Shooting stable video of sailing from a moving boat has always been a near impossible task. Brushless motor gimbal stabilising rigs have become ubiquitous over the last few years. They have gotten to the point where they’re cheap enough and light enough that they are changing the way video of fast moving boats is shot.

Here is the story of how this…………………. evolved into this.

Starting with a DJI Osmo+ rig straight from the box the first immediately obvious problem was that I couldn’t easily read the iPhone screen to see the settings or to adjust focus while bouncing around on a small chase boat in bright sunlight. The iPhone doesn’t need to be on the handle attachment, the camera and phone communicate by WiFi. So my solution, add an SLR Video Loupe to the iPhone and bring the whole thing up to my eye. I accomplished this by designing and 3D printing a mount that would hold the loupe the correct distance from my iPhone screen with a slot for the phone to slide into and a GoPro compatible mounting point so that GoPro brackets and mounts could be used to attach the viewer rig to a helmet.
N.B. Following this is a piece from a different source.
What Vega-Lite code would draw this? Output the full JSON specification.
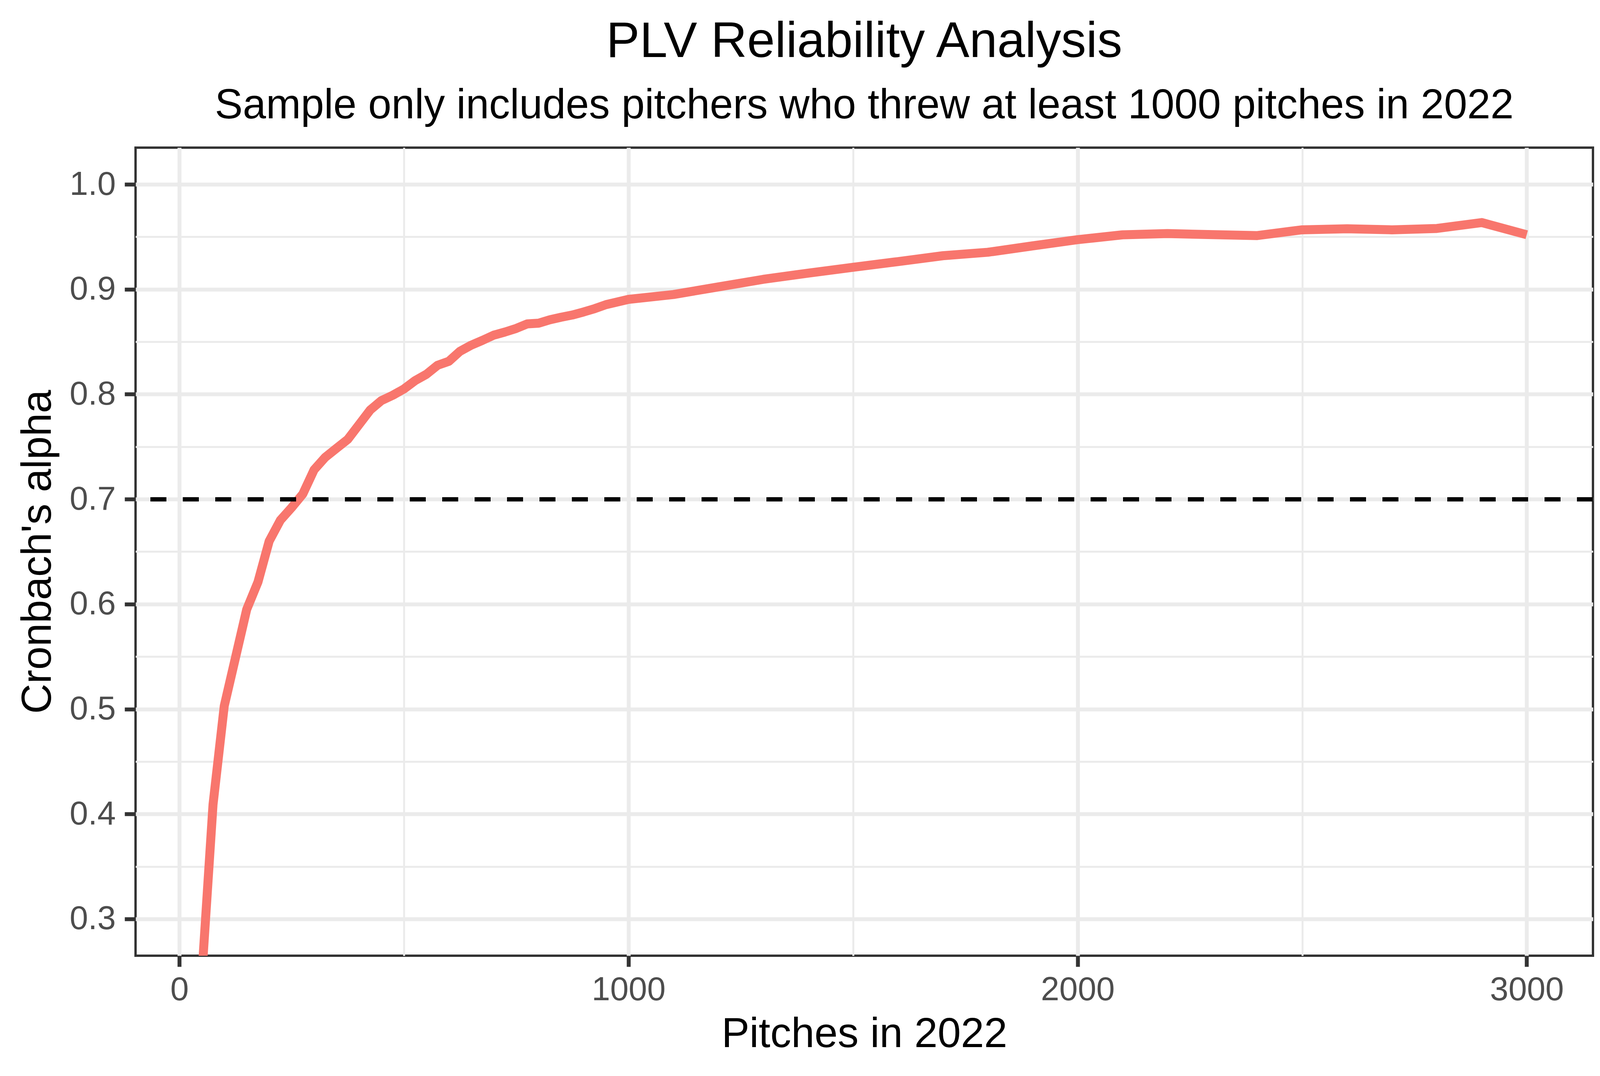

Much better. Next issue to overcome was the bounce and vibrations the hand held camera footage was suffering from at speeds around 30 – 40 knots in even slight seas. The gimbal/camera and handle are able to be separated so that pole extensions and other accessories can be added in between. I bought one of DJI’s Z axis accessories without properly reading the small print. “Not for extreme sports use” The Z axis would crash into its end stops in even a slight chop. I guess it was only intended as a means to take out the bounce from walking with the camera.

Adding an oil filled shock absorber from a radio controlled model car fixed that.

Back to work. Now I’m getting excellent steady footage.  Here is some footage made with the hand held Osmo+ at full zoom with dampened Z-axis extension.

However, trying to shoot out of the left side of the chase boat while holding on with my left hand meant I was getting all crossed up. Also shooting for extended periods resulted in a tired right arm.

The Osmo+ Camera is ‘steered’ by moving the handle in the direction you want the camera to go. Tilt or turn the handle and the electronics figure out what you’re trying to do and follows along (Most of the time). The clever sensors and stuff are in the gimbal end, not the handle so when I discovered there was a cable you could use to connect the gimbal to the handle an obvious solution was to mount the camera/gimbal assembly to the helmet as well. No tired arms, two hands to hold onto the boat (I hang the handle around my neck on a lanyard) and I can steer the gimbal by simply pointing my head in the direction I want the camera to go.

Initially I simply screwed the camera end of the cable to the top of my helmet and mounted the camera to that. Vibrations are back as an issue. Reintroduce the Z-axis contraption. Now it’s a little top heavy, windage is an issue and I’ve swapped sore shoulders for a sore neck. What I really need is a beefed up version of the types of vibration reduction set ups common on many Drones. Base plate separated from camera by four rubber mounts. I tried a couple of different things but eventually settled on Squash balls. I added cross bracing with Bungy line as it was a bit wobbly.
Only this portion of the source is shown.